▶ **What the exercise asks**: Return the material exactly as supplied, apart from the pictures, which are omitted.

▶ **Information supplied**:

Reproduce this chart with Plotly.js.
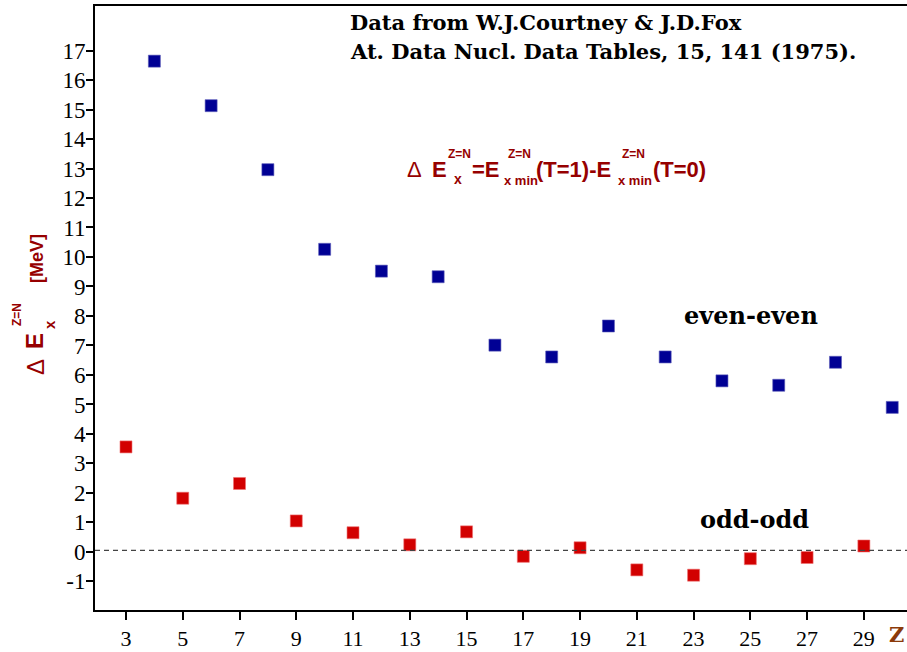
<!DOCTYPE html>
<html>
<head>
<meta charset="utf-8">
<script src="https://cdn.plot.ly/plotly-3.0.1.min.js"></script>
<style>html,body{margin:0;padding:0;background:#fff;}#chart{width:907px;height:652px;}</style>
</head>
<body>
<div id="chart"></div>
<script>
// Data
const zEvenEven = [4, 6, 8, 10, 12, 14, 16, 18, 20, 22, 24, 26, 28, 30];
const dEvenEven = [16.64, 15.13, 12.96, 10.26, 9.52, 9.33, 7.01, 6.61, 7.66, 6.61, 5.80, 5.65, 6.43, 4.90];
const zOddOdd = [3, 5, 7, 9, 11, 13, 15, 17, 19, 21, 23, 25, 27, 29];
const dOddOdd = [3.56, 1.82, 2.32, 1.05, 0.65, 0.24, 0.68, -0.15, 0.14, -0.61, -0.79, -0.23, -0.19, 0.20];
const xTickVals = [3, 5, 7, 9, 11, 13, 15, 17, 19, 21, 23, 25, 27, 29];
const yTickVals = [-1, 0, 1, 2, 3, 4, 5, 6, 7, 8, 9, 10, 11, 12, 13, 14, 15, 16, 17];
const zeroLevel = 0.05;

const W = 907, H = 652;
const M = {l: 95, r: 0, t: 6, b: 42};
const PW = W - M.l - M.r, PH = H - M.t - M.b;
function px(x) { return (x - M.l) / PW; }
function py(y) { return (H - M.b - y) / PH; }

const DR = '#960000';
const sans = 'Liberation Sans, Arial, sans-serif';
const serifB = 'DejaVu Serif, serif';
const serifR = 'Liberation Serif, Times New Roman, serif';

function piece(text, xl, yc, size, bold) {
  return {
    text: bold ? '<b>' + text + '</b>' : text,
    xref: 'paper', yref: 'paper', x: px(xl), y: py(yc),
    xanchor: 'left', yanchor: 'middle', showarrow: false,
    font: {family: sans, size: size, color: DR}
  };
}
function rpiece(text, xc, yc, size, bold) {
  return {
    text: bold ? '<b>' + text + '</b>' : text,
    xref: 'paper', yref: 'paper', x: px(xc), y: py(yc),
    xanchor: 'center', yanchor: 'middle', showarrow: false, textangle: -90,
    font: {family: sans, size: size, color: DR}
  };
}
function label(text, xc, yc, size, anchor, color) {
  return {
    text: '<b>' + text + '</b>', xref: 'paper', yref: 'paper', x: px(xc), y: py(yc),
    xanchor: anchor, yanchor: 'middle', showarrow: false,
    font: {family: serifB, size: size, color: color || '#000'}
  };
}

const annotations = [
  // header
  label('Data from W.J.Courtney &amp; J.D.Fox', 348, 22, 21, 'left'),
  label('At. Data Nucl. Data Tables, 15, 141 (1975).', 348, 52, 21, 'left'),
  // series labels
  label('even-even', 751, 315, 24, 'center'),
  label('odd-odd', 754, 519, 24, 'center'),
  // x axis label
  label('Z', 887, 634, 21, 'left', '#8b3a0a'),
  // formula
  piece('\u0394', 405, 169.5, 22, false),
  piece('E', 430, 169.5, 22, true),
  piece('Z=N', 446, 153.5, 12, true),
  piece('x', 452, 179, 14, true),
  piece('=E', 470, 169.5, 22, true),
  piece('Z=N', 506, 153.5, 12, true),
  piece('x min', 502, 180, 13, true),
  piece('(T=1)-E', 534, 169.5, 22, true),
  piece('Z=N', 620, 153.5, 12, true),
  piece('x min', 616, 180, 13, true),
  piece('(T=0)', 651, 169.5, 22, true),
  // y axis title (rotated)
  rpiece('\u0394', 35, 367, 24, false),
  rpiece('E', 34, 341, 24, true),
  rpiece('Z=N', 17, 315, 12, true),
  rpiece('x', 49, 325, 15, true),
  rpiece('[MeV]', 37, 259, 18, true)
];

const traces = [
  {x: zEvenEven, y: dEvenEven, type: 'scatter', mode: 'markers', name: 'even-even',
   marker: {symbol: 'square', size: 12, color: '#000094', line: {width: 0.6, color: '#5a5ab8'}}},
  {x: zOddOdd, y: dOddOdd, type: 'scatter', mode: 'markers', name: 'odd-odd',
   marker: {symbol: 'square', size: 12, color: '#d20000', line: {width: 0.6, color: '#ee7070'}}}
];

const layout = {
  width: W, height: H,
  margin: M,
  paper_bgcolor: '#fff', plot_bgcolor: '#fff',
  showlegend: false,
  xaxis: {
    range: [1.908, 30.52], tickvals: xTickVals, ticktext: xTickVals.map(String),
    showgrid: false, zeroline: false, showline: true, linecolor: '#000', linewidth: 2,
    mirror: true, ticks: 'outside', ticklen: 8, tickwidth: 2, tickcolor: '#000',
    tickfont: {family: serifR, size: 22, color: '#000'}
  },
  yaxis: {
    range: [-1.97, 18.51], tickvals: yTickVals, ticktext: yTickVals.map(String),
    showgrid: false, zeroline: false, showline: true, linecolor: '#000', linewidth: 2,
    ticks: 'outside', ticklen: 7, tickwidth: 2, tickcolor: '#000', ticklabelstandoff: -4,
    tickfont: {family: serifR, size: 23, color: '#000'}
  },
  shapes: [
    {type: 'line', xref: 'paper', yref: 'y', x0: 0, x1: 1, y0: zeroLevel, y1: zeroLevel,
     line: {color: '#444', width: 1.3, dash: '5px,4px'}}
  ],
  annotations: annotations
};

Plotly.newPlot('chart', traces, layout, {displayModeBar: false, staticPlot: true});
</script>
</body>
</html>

▶ **Response to the exercise**:
Reproduce this chart with Plotly.js.
<!DOCTYPE html>
<html>
<head>
<meta charset="utf-8">
<script src="https://cdn.plot.ly/plotly-3.0.1.min.js"></script>
<style>html,body{margin:0;padding:0;background:#fff;}#chart{width:907px;height:652px;}</style>
</head>
<body>
<div id="chart"></div>
<script>
// Data
const zEvenEven = [4, 6, 8, 10, 12, 14, 16, 18, 20, 22, 24, 26, 28, 30];
const dEvenEven = [16.64, 15.13, 12.96, 10.26, 9.52, 9.33, 7.01, 6.61, 7.66, 6.61, 5.80, 5.65, 6.43, 4.90];
const zOddOdd = [3, 5, 7, 9, 11, 13, 15, 17, 19, 21, 23, 25, 27, 29];
const dOddOdd = [3.56, 1.82, 2.32, 1.05, 0.65, 0.24, 0.68, -0.15, 0.14, -0.61, -0.79, -0.23, -0.19, 0.20];
const xTickVals = [3, 5, 7, 9, 11, 13, 15, 17, 19, 21, 23, 25, 27, 29];
const yTickVals = [-1, 0, 1, 2, 3, 4, 5, 6, 7, 8, 9, 10, 11, 12, 13, 14, 15, 16, 17];
const zeroLevel = 0.05;

const W = 907, H = 652;
const M = {l: 95, r: 0, t: 6, b: 42};
const PW = W - M.l - M.r, PH = H - M.t - M.b;
function px(x) { return (x - M.l) / PW; }
function py(y) { return (H - M.b - y) / PH; }

const DR = '#960000';
const sans = 'Liberation Sans, Arial, sans-serif';
const serifB = 'DejaVu Serif, serif';
const serifR = 'Liberation Serif, Times New Roman, serif';

function piece(text, xl, yc, size, bold) {
  return {
    text: bold ? '<b>' + text + '</b>' : text,
    xref: 'paper', yref: 'paper', x: px(xl), y: py(yc),
    xanchor: 'left', yanchor: 'middle', showarrow: false,
    font: {family: sans, size: size, color: DR}
  };
}
function rpiece(text, xc, yc, size, bold) {
  return {
    text: bold ? '<b>' + text + '</b>' : text,
    xref: 'paper', yref: 'paper', x: px(xc), y: py(yc),
    xanchor: 'center', yanchor: 'middle', showarrow: false, textangle: -90,
    font: {family: sans, size: size, color: DR}
  };
}
function label(text, xc, yc, size, anchor, color) {
  return {
    text: '<b>' + text + '</b>', xref: 'paper', yref: 'paper', x: px(xc), y: py(yc),
    xanchor: anchor, yanchor: 'middle', showarrow: false,
    font: {family: serifB, size: size, color: color || '#000'}
  };
}

const annotations = [
  // header
  label('Data from W.J.Courtney &amp; J.D.Fox', 348, 22, 21, 'left'),
  label('At. Data Nucl. Data Tables, 15, 141 (1975).', 348, 52, 21, 'left'),
  // series labels
  label('even-even', 751, 315, 24, 'center'),
  label('odd-odd', 754, 519, 24, 'center'),
  // x axis label
  label('Z', 887, 634, 21, 'left', '#8b3a0a'),
  // formula
  piece('\u0394', 405, 169.5, 22, false),
  piece('E', 430, 169.5, 22, true),
  piece('Z=N', 446, 153.5, 12, true),
  piece('x', 452, 179, 14, true),
  piece('=E', 470, 169.5, 22, true),
  piece('Z=N', 506, 153.5, 12, true),
  piece('x min', 502, 180, 13, true),
  piece('(T=1)-E', 534, 169.5, 22, true),
  piece('Z=N', 620, 153.5, 12, true),
  piece('x min', 616, 180, 13, true),
  piece('(T=0)', 651, 169.5, 22, true),
  // y axis title (rotated)
  rpiece('\u0394', 35, 367, 24, false),
  rpiece('E', 34, 341, 24, true),
  rpiece('Z=N', 17, 315, 12, true),
  rpiece('x', 49, 325, 15, true),
  rpiece('[MeV]', 37, 259, 18, true)
];

const traces = [
  {x: zEvenEven, y: dEvenEven, type: 'scatter', mode: 'markers', name: 'even-even',
   marker: {symbol: 'square', size: 12, color: '#000094', line: {width: 0.6, color: '#5a5ab8'}}},
  {x: zOddOdd, y: dOddOdd, type: 'scatter', mode: 'markers', name: 'odd-odd',
   marker: {symbol: 'square', size: 12, color: '#d20000', line: {width: 0.6, color: '#ee7070'}}}
];

const layout = {
  width: W, height: H,
  margin: M,
  paper_bgcolor: '#fff', plot_bgcolor: '#fff',
  showlegend: false,
  xaxis: {
    range: [1.908, 30.52], tickvals: xTickVals, ticktext: xTickVals.map(String),
    showgrid: false, zeroline: false, showline: true, linecolor: '#000', linewidth: 2,
    mirror: true, ticks: 'outside', ticklen: 8, tickwidth: 2, tickcolor: '#000',
    tickfont: {family: serifR, size: 22, color: '#000'}
  },
  yaxis: {
    range: [-1.97, 18.51], tickvals: yTickVals, ticktext: yTickVals.map(String),
    showgrid: false, zeroline: false, showline: true, linecolor: '#000', linewidth: 2,
    ticks: 'outside', ticklen: 7, tickwidth: 2, tickcolor: '#000', ticklabelstandoff: -4,
    tickfont: {family: serifR, size: 23, color: '#000'}
  },
  shapes: [
    {type: 'line', xref: 'paper', yref: 'y', x0: 0, x1: 1, y0: zeroLevel, y1: zeroLevel,
     line: {color: '#444', width: 1.3, dash: '5px,4px'}}
  ],
  annotations: annotations
};

Plotly.newPlot('chart', traces, layout, {displayModeBar: false, staticPlot: true});
</script>
</body>
</html>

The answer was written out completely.